Sugihara I think breaking the curse of the atomic bombs, as you describe, is required not only for Japan but also the U.S. and the world at large.

Motoya I agree. In particular, we must create a world in which Jiyusha’s textbooks are chosen more frequently. I think there are many cases in which Jiyusha’s books are seen as too extreme, and people choose books by Ikuhosha because they seem like a good middle ground compared to companies like Tokyo Shoseki.

Sugihara That may be true. Thinking of Jiyusha and Ikuhosha’s textbooks together, I think we can say that non-masochistic textbooks are gradually coming into more widespread use.

Motoya Please do your best to carry out sound education! At the end of the interview I always ask for a “word for the youth.”

Sugihara First, I would like to say that I hope young people will become members of the Japan Society for History Textbook Reform (which is fighting a fierce battle over history) and provide support for this fight. Young people should learn about historical truths. Today we have the Internet, a very convenient tool. They should use this tool to study and fight in our battle over history in a way that is based on truth.

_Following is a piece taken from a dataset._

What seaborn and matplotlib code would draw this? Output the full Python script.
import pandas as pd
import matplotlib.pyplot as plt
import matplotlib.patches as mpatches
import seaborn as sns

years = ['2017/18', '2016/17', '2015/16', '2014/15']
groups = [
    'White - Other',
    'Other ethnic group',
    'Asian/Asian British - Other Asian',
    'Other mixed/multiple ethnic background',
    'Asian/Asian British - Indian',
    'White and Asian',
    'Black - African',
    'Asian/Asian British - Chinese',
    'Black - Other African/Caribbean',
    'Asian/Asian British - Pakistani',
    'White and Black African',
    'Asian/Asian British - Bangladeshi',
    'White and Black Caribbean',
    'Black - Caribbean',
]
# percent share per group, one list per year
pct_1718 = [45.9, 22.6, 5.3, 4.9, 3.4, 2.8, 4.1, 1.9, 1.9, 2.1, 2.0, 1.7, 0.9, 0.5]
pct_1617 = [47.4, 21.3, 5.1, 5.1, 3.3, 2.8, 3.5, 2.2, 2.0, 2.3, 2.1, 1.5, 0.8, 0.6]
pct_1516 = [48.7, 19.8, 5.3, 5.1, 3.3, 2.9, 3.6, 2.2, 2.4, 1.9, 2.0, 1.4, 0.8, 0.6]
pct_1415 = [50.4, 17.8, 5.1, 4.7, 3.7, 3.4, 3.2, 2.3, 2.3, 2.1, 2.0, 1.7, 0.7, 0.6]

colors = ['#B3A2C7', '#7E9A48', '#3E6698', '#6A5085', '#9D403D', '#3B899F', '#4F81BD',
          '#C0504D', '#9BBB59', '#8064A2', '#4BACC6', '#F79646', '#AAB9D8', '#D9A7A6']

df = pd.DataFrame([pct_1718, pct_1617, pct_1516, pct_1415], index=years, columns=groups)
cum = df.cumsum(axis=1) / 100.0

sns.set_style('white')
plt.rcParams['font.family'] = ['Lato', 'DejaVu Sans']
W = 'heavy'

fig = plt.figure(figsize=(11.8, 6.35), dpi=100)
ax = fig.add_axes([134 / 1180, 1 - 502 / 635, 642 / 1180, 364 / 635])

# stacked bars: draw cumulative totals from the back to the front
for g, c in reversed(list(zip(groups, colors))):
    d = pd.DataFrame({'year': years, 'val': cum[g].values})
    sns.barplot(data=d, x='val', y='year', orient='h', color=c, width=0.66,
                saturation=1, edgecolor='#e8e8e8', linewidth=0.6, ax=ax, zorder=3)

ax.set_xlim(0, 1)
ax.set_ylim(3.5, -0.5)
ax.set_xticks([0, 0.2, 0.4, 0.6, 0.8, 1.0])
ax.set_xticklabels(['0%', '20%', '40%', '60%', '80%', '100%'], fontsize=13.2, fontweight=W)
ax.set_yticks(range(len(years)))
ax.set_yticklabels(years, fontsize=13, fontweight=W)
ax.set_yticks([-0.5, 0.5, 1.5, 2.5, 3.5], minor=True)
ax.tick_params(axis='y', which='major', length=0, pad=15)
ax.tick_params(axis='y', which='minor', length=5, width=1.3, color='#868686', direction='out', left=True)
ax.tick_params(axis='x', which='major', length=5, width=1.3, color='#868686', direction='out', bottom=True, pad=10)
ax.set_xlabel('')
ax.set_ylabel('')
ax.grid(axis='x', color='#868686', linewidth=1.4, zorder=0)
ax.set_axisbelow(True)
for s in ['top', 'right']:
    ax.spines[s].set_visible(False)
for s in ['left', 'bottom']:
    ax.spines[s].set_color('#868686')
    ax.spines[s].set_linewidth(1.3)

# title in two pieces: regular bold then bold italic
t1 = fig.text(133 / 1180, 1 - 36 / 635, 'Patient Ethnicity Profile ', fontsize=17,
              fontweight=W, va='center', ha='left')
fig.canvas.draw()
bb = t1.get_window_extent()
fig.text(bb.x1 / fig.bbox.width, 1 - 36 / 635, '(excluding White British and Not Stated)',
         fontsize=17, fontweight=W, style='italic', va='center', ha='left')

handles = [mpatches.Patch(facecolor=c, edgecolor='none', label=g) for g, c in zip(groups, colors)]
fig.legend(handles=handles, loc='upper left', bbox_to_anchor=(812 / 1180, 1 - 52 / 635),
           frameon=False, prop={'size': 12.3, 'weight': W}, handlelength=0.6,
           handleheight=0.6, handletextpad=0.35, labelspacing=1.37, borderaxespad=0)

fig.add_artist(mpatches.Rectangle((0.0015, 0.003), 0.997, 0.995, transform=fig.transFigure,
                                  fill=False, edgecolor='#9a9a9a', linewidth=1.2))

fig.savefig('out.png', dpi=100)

Motoya It’s true that people can learn the truth today if they go looking for it. First, they must be interested.

Sugihara Yes. If they have a broad outlook, they should understand how important your theory about breaking the atomic bomb curse is.

Motoya Thank you for joining me today.

 

Seishiro Sugihara
Born in 1941 in Hiroshima Prefecture. Completed a master’s course at the University of Tokyo’s Graduate School of Education. Is a former professor at Josai University. Current chairman of the Japan Society for History Textbook Reform.